A shock takes place when the blood vessels and the heart are unable to pump oxygenated blood to all the vital organs in the body. Many illnesses and injuries include shock as one of their symptoms, regardless of the fact that it is common condition; do not take it lightly as it may lead to an emergency situation. Make sure you recognize the symptoms of shock before you begin treatment. Most of the time, only a few of the symptoms will appear.

Symptoms

  • Pale, clammy, cold skin
    first aid for shock

    If possible and if the injuries allow for it, place the victim in position shown.

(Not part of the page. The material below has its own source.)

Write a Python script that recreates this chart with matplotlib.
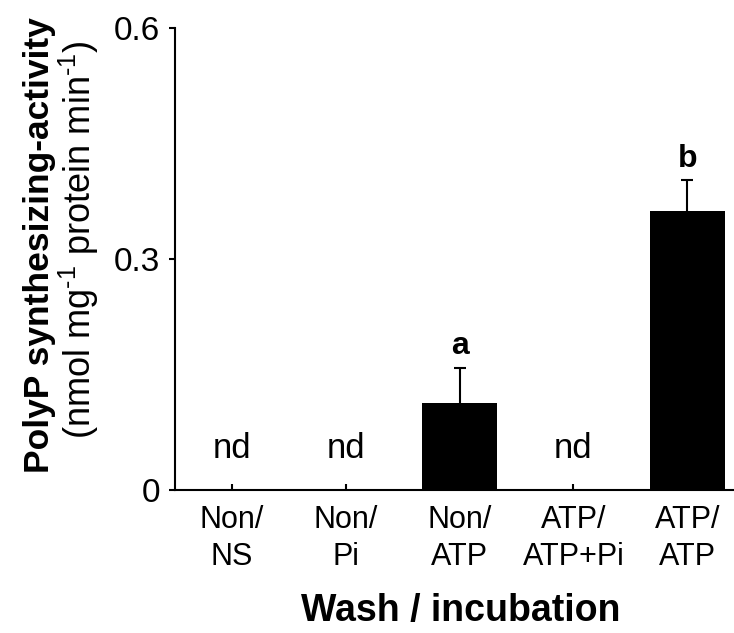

  • Dilated pupils and dull eyes
  • Rapid, weak or absent pulse
  • Mood changes such as anxiety and restlessness
  • Fainting
  • Nausea and vomiting
  • Excessive thirst
  • Fatigue
  • Confusion
  • Low blood pressure or loss of blood pressure

Types of shock

  • Hypovolemic shock. Occurs due to reduction of blood or fluids in the body as a result of heavy bleeding, external or internal injuries. Burns, fluid loss due to diarrhoea  severe and persistent vomiting and dehydration.
  • Neurogenic shock. The abnormal enlargement of the blood vessels causes the pooling in of blood and reduction of blood pressure. Fainting is a common example as it occurs due to blood pooling in while the person stands—falling allows the blood to rush back to the head and hence, problem solved.
  • Anaphylactic shock. This is caused by a trigger that brings rise to a severe allergic reaction. Allergens include certain foods, insect bites and bee stings.
  • Psychogenic shock. This is the most common form of shock that occurs due to certain emotions such as feeling of immense joy, fear, anxiety, grief or anger. Treatment involves emotional consolation or counselling.

Treatment

If a person suffers from a severe form of shock, follow these steps:

  1. Call 911 immediately.
  2. Allow the victim to lie down with his back against the ground. Cover the casualty with a blanket and elevate the feet above head level—unless they are fractured.
  3. If there is any discharge from the ears, nose or mouth, tilt the casualty’s head so that he does not choke on the fluids. If you are not very sure about the injuries, allow the person to continue remaining flat on the ground—especially if you suspect his neck, back or head is injured—do not move him at all.
  4. Loosen any tight objects such as belts, jewelry, collars etc. to prevent any constriction around the neck, waist and chest regions.
  5. Make sure the casualty is comfortable and warm. Remove any wet clothing and allow the casualty to lie down on warm blankets as well, if possible. It is recommended that you do not resort to artificial sources of heat. Do not apply heat to large wounds that are bleeding heavily as it can prevent clotting.
  6. Look for other injuries such as cuts and wounds and administer basic first aid to treat them. If you are trained to do so, splint the broken limbs, if present.
  7. If the casualty is feeling thirsty, simply moisten the lips as you should NOT give him anything to eat or drink.
  8. Reassure the casualty that help is on its way and make sure you and the casualty remain calm.